Kataoka Naval Base (Imaizaki Airfield):This base had two runways 5,000' x 250' and 4,000' x 250'. The base had a large 130' x 165' hangar with 13 covered revetments and 34 uncovered revetments, three 60' oil storage tanks, and other barracks and supply buildings. The base also had a seaplane facility on the harbor, allowing H6K2 Mavis flying boats to operate at the base as headquarters of the 5th Fleet.

Such units were sometimes reinforced by seaplane tender Kimikawa Maru (with the 452nd Air Fleet aboard, equipped with Nakajima A6M2-N "Rufe" Hydro fighters).

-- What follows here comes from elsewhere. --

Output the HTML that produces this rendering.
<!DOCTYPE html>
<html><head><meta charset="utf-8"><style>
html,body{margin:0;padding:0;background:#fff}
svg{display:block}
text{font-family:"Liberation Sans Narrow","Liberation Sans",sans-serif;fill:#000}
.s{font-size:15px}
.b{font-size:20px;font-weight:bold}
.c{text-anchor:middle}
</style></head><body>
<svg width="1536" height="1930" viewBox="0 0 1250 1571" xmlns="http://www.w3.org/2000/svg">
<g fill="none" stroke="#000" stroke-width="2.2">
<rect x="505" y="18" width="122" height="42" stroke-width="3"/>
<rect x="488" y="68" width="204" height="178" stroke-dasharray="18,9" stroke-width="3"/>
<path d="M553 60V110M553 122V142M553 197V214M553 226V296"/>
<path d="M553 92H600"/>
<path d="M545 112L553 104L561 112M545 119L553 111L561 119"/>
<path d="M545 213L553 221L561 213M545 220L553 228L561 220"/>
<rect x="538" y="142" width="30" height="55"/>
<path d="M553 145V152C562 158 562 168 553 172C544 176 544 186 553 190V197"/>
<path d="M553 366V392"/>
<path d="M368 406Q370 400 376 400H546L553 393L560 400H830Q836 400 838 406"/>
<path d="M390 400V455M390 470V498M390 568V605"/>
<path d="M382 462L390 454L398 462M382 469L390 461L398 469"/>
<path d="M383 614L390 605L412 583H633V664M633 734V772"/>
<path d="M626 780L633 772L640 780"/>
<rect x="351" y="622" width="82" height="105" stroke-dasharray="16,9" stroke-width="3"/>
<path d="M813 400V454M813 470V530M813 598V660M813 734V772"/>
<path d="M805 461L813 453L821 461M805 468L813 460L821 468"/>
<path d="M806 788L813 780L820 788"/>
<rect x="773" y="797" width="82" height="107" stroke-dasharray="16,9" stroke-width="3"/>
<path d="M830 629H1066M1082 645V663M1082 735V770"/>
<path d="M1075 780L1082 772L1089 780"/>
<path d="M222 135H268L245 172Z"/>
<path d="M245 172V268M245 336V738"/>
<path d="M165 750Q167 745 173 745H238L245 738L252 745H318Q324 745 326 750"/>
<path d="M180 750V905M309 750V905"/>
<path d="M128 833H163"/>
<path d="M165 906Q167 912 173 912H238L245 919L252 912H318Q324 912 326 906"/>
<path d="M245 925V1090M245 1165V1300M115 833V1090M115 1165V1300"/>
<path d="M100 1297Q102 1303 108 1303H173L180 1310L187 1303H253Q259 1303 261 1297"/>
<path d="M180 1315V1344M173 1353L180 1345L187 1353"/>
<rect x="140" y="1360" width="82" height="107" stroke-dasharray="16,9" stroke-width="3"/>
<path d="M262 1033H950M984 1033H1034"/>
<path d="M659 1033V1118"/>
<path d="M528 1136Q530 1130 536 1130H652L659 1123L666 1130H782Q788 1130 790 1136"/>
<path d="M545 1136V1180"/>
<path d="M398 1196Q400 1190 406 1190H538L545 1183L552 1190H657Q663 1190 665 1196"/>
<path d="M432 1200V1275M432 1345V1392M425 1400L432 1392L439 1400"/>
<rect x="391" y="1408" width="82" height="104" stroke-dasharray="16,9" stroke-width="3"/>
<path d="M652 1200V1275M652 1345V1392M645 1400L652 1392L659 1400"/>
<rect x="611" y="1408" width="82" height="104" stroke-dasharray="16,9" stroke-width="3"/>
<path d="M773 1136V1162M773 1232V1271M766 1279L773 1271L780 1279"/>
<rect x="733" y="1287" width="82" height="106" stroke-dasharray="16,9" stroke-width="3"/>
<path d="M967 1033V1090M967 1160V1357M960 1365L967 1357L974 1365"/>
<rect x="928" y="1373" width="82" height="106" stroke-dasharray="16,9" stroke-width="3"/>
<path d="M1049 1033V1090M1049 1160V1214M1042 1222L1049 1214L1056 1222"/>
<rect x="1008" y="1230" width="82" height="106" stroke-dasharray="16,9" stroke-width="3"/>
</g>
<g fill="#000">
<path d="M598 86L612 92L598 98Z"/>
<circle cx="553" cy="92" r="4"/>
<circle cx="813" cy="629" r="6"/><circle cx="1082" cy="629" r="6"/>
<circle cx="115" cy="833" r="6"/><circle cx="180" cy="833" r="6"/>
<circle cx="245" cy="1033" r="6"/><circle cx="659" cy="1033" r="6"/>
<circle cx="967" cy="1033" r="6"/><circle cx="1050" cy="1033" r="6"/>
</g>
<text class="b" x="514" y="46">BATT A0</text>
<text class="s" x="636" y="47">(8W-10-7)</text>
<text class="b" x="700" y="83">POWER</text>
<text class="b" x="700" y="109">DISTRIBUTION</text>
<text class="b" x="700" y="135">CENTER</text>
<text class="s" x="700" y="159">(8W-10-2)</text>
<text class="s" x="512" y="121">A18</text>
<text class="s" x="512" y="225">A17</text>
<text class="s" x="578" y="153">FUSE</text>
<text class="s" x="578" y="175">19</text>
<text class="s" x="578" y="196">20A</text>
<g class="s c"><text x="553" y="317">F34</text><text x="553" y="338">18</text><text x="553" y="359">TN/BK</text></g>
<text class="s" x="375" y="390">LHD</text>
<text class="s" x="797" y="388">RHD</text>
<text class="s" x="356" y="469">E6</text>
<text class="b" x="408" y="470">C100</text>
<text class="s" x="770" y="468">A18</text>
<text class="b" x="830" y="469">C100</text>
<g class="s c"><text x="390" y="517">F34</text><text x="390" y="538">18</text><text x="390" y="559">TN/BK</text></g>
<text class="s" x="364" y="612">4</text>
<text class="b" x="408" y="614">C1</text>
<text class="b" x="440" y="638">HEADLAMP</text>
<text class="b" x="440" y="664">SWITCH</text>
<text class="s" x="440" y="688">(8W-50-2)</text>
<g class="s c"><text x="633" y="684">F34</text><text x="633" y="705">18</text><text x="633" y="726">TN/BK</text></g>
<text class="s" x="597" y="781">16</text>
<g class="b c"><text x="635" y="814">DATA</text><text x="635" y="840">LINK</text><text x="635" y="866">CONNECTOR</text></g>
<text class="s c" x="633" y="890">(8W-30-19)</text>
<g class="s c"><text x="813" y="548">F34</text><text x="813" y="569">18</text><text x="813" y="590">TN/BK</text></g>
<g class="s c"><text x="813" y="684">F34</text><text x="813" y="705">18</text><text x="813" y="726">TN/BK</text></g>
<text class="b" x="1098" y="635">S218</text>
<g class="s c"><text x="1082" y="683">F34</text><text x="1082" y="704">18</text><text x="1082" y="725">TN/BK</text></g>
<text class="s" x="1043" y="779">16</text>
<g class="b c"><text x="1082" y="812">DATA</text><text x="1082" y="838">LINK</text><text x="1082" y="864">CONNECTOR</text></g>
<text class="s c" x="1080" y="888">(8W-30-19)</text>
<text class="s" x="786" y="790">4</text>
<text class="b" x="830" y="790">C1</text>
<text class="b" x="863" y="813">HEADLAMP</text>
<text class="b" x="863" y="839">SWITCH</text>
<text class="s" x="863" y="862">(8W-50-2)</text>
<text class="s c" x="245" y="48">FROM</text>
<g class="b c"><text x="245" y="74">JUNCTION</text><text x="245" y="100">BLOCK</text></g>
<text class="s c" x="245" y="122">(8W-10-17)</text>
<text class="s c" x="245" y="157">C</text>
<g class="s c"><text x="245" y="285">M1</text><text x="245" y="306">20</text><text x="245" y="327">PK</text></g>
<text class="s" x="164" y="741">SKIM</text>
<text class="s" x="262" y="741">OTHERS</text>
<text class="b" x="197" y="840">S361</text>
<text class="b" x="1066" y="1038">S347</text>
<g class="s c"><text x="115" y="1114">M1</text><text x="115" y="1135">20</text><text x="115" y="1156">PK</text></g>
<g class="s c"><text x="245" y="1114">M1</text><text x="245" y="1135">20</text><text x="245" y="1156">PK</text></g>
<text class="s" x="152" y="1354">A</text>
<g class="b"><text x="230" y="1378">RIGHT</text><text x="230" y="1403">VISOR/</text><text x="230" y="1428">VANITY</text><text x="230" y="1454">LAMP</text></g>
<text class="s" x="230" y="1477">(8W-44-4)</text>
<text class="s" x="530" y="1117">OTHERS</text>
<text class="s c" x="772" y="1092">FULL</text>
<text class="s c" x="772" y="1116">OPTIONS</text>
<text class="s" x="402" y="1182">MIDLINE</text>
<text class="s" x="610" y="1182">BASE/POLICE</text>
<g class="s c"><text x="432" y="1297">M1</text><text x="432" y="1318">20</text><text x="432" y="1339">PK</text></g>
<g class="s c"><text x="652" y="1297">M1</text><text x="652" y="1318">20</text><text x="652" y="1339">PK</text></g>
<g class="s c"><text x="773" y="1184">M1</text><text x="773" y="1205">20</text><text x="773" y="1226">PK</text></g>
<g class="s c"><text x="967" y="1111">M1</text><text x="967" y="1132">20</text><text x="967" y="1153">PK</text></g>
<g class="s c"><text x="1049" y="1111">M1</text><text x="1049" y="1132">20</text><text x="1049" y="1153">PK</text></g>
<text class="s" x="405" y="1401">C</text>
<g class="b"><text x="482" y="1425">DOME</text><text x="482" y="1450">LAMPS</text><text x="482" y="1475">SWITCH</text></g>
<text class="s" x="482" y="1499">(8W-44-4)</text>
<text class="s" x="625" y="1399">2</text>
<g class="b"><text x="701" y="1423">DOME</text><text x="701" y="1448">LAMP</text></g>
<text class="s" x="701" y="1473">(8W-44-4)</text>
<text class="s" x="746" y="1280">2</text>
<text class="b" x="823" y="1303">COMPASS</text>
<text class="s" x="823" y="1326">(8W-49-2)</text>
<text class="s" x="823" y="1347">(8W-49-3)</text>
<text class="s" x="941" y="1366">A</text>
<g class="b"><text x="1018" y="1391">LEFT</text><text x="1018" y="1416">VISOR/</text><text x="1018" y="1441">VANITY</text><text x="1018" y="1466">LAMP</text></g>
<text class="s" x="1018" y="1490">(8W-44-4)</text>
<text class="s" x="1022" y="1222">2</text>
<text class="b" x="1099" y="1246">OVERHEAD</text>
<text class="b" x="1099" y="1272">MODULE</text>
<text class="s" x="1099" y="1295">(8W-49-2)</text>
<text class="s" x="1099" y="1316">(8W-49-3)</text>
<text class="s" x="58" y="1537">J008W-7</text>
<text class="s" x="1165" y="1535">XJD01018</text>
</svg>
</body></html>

There was also a Japanese air early warning radar of unspecified type on the southern cape of Paramushiro, Kurabu Zaki, but its view of Shumushu was likely blocked by the 5958-foot volcano (apparently named Suribachi, like the one on Iwo Jima) in the center of Paramushiro.

Shimushiro Island

Shimushiro fortification system
There are less than 2 or possibly more fortifications and 6 or more coastal defensive positions commanded from Itarkioi and Ketoebone Fortresses.

Japanese Army units 

 42nd Division (Itarkioi and Ketoebone detachments) at Simushir island.

Matsuwa Island 

 41st Independent Mixed Regiment (Colonel Ueda)
 6th Independent Tank Company
 Matsuwa Army Field Battalion
 Matsuwa Air Intelligence Unit
 102nd Hikōtai, 553rd Kōkūtai (air naval unit equipped D3A2 type 99 model 22)
 Possible east-west airstrip on southern area of island, upwards of 1.33 km maximum length

Uruppu Island 

6000 troops were based on Uruppu, including:

 129th Independent Mixed Brigade (Maj. Niho)
 53rd Anchorange Unit
 6th Disembarkation Unit (800 men)
 80th Airfield Battalion
 Uruppu Air Intelligence Unit (800 men)
 5th Independent Tank Company
 23rd Independent AA Gun Company

Other North Kuriles units 

Some units possibly existed in Shashukotan (Ootome Base) and Onnekotan (Torushiri Base).

Minami Chishima Fortress

Etorofu Island

Etorofu fortification system 

Defensive organization commanded from Rubetsu Fortress, was divided into:

Etorofu District:

 Shibetoro County
 Shibetoro Fortress
 Shana County
 Shana Fortress
 Bettobu Fortress
 Rubetsu or Etorofu County
 Toshimoe Fortress
 Rubetsu Fortress
 Tennel Fortress
 Naibo Fortress
 Riyaushi Fortress
 Tanemoe Fortress

Japanese Army units 

 89th Division
 3rd Mixed Brigade
 15th Independent Mortar Battalion
 6th Independent Machine Gun Battalion
 67th Independent Field Machine Cannon Company
 23rd Independent Field AA Gun Company
 13th Independent Antitank Gun Company
 6th Shipping Engineer Regiment
 Etorofu Air Intelligence Unit
 3rd Attack Air Combat regiment (equipped with Ki-48-Ib and Ki-48-IIa Bombers)
 Hokushintai Sentai (Army Anti Submarine Warfare Squadron) (equipped with Ki-45-Tei is KMX-MAD (Magnetic Anomaly Detector))based in Tenneru Army Airfield, Etorofu Island.

Shikotan Island 

 4th Mixed Brigade (part of 89th division)
 23rd Independent Machine Gun Battalion
 1st Mortar Company/15th Independent Mortar Battalion

Kunashiri Island 

 421st Battalion (part of 4th Mixed Brigade belonging to 89th division)
 23rd Special Guards Company

Other South Kuril units 

There were probably other detached units in Habomai Archipelago (Kaigara Group, Suisho, Akiyuri, Yuri, Shibotsu and Taraku island).